#### Supplied information
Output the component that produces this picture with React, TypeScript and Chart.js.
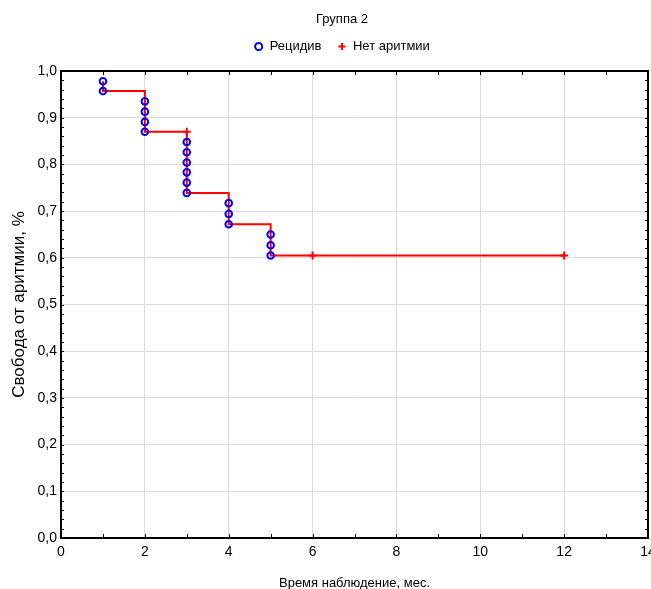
import { useEffect, useRef } from 'react';
import { Chart, registerables } from 'chart.js';

Chart.register(...registerables);

const chartTitle = 'Группа 2';
const seriesNames = ['Рецидив', 'Нет аритмии'];
const xAxisTitle = 'Время наблюдение, мес.';
const yAxisTitle = 'Свобода от аритмии, %';

// Kaplan–Meier step curve
const stepTimes = [1, 1, 2, 3, 4, 5, 12];
const stepLevels = [0.978, 0.957, 0.870, 0.739, 0.672, 0.605, 0.605];

// complete (event) observations
const eventTimes = [1, 1, 2, 2, 2, 2, 3, 3, 3, 3, 3, 3, 4, 4, 4, 5, 5, 5];
const eventLevels = [0.978, 0.957, 0.935, 0.913, 0.891, 0.870, 0.848, 0.826, 0.804, 0.783, 0.761, 0.739, 0.717, 0.694, 0.672, 0.650, 0.627, 0.605];

// censored observations
const censorTimes = [3, 6, 12];
const censorLevels = [0.870, 0.605, 0.605];

const xTicks = [0, 2, 4, 6, 8, 10, 12, 14];
const yTicks = [0, 0.1, 0.2, 0.3, 0.4, 0.5, 0.6, 0.7, 0.8, 0.9, 1.0];

const FONT = '"Liberation Sans", Arial, sans-serif';
const PAD_LEFT = 36;
const PLOT_LEFT = 61;

const framePlugin = {
  id: 'frame',
  afterDatasetsDraw(chart: any) {
    const { ctx, chartArea, scales } = chart;
    const { left, right, top, bottom } = chartArea;
    const x = scales.x;
    const y = scales.y;
    ctx.save();
    ctx.strokeStyle = '#000';
    ctx.lineWidth = 1;
    ctx.beginPath();
    for (let v = x.min; v <= x.max + 1e-9; v += 1) {
      const px = Math.round(x.getPixelForValue(v)) + 0.5;
      ctx.moveTo(px, bottom);
      ctx.lineTo(px, bottom - 4);
      ctx.moveTo(px, top);
      ctx.lineTo(px, top + 4);
    }
    for (let i = 0; i <= 50; i++) {
      const v = i * 0.02;
      const py = Math.round(y.getPixelForValue(v)) + 0.5;
      ctx.moveTo(left, py);
      ctx.lineTo(left + 3, py);
      ctx.moveTo(right, py);
      ctx.lineTo(right - 3, py);
    }
    ctx.stroke();
    ctx.lineWidth = 2;
    ctx.strokeRect(left, top, right - left, bottom - top);
    ctx.restore();
  },
};

export default function App() {
  const ref = useRef<HTMLCanvasElement | null>(null);
  useEffect(() => {
    document.body.style.margin = '0';
    const canvas = ref.current;
    if (!canvas) return;
    const chart = new Chart(canvas, {
      type: 'scatter',
      data: {
        datasets: [
          {
            label: seriesNames[0],
            data: eventTimes.map((t, i) => ({ x: t, y: eventLevels[i] })),
            pointStyle: 'circle',
            pointRadius: 3.3,
            pointBorderWidth: 2,
            borderColor: '#0000ff',
            backgroundColor: 'rgba(0,0,0,0)',
            order: 0,
          },
          {
            label: seriesNames[1],
            data: censorTimes.map((t, i) => ({ x: t, y: censorLevels[i] })),
            pointStyle: 'cross',
            pointRadius: 4,
            pointBorderWidth: 2,
            borderColor: '#ff0000',
            backgroundColor: '#ff0000',
            order: 1,
          },
          {
            type: 'line',
            label: 'curve',
            data: stepTimes.map((t, i) => ({ x: t, y: stepLevels[i] })),
            stepped: 'before',
            borderColor: '#ff0000',
            borderWidth: 2,
            pointRadius: 0,
            fill: false,
            showLine: true,
            order: 2,
          } as any,
        ],
      },
      options: {
        animation: false,
        responsive: false,
        maintainAspectRatio: false,
        layout: { autoPadding: false, padding: { left: PAD_LEFT, right: 3, top: 0, bottom: 0 } },
        plugins: {
          title: {
            display: true,
            text: chartTitle,
            color: '#000',
            font: { family: FONT, size: 13, weight: 'normal', lineHeight: 1 },
            padding: { top: 13, bottom: -2 },
          },
          subtitle: {
            display: true,
            text: ' ',
            weight: 500,
            font: { family: FONT, size: 1, lineHeight: 1 },
            padding: { top: 0, bottom: 7 },
          } as any,
          legend: {
            display: true,
            labels: {
              usePointStyle: true,
              boxWidth: 9,
              boxHeight: 5,
              color: '#000',
              font: { family: FONT, size: 13 },
              padding: 16,
              filter: (item: any) => item.datasetIndex !== 2,
            },
          },
          tooltip: { enabled: false },
        },
        scales: {
          x: {
            type: 'linear',
            min: 0,
            max: 14,
            afterBuildTicks: (scale: any) => {
              scale.ticks = xTicks.map((v) => ({ value: v }));
            },
            afterFit: (scale: any) => {
              scale.height = 51;
              scale.paddingLeft = 0;
              scale.paddingRight = 0;
            },
            grid: { color: '#dadada', lineWidth: 1, drawTicks: false },
            border: { display: false },
            ticks: {
              color: '#000',
              font: { family: FONT, size: 14 },
              padding: 6,
              maxRotation: 0,
              autoSkip: false,
            },
            title: {
              display: true,
              text: xAxisTitle,
              color: '#000',
              font: { family: FONT, size: 13, lineHeight: 1 },
              padding: { top: 0, bottom: -1 },
            },
          },
          y: {
            type: 'linear',
            min: 0,
            max: 1,
            afterBuildTicks: (scale: any) => {
              scale.ticks = yTicks.map((v) => ({ value: v }));
            },
            afterFit: (scale: any) => {
              scale.width = PLOT_LEFT - PAD_LEFT;
              scale.paddingTop = 0;
              scale.paddingBottom = 0;
            },
            grid: { color: '#dadada', lineWidth: 1, drawTicks: false },
            border: { display: false },
            ticks: {
              color: '#000',
              font: { family: FONT, size: 14 },
              padding: 4,
              autoSkip: false,
              callback: (v: any) => Number(v).toFixed(1).replace('.', ','),
            },
            title: {
              display: true,
              text: yAxisTitle,
              color: '#000',
              font: { family: FONT, size: 17, lineHeight: 1 },
              padding: { top: 11 - PAD_LEFT, bottom: 0 },
            },
          },
        },
      },
      plugins: [framePlugin],
    });
    return () => chart.destroy();
  }, []);
  return <canvas ref={ref} width={651} height={589} style={{ display: 'block' }} />;
}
########
## Stated task
Write out exactly the opening lines of the data, stopping after the line that holds "const PLOT_LEFT = 61;". Exclude pictures.

## Response to the exercise
Output the component that produces this picture with React, TypeScript and Chart.js.
import { useEffect, useRef } from 'react';
import { Chart, registerables } from 'chart.js';

Chart.register(...registerables);

const chartTitle = 'Группа 2';
const seriesNames = ['Рецидив', 'Нет аритмии'];
const xAxisTitle = 'Время наблюдение, мес.';
const yAxisTitle = 'Свобода от аритмии, %';

// Kaplan–Meier step curve
const stepTimes = [1, 1, 2, 3, 4, 5, 12];
const stepLevels = [0.978, 0.957, 0.870, 0.739, 0.672, 0.605, 0.605];

// complete (event) observations
const eventTimes = [1, 1, 2, 2, 2, 2, 3, 3, 3, 3, 3, 3, 4, 4, 4, 5, 5, 5];
const eventLevels = [0.978, 0.957, 0.935, 0.913, 0.891, 0.870, 0.848, 0.826, 0.804, 0.783, 0.761, 0.739, 0.717, 0.694, 0.672, 0.650, 0.627, 0.605];

// censored observations
const censorTimes = [3, 6, 12];
const censorLevels = [0.870, 0.605, 0.605];

const xTicks = [0, 2, 4, 6, 8, 10, 12, 14];
const yTicks = [0, 0.1, 0.2, 0.3, 0.4, 0.5, 0.6, 0.7, 0.8, 0.9, 1.0];

const FONT = '"Liberation Sans", Arial, sans-serif';
const PAD_LEFT = 36;
const PLOT_LEFT = 61;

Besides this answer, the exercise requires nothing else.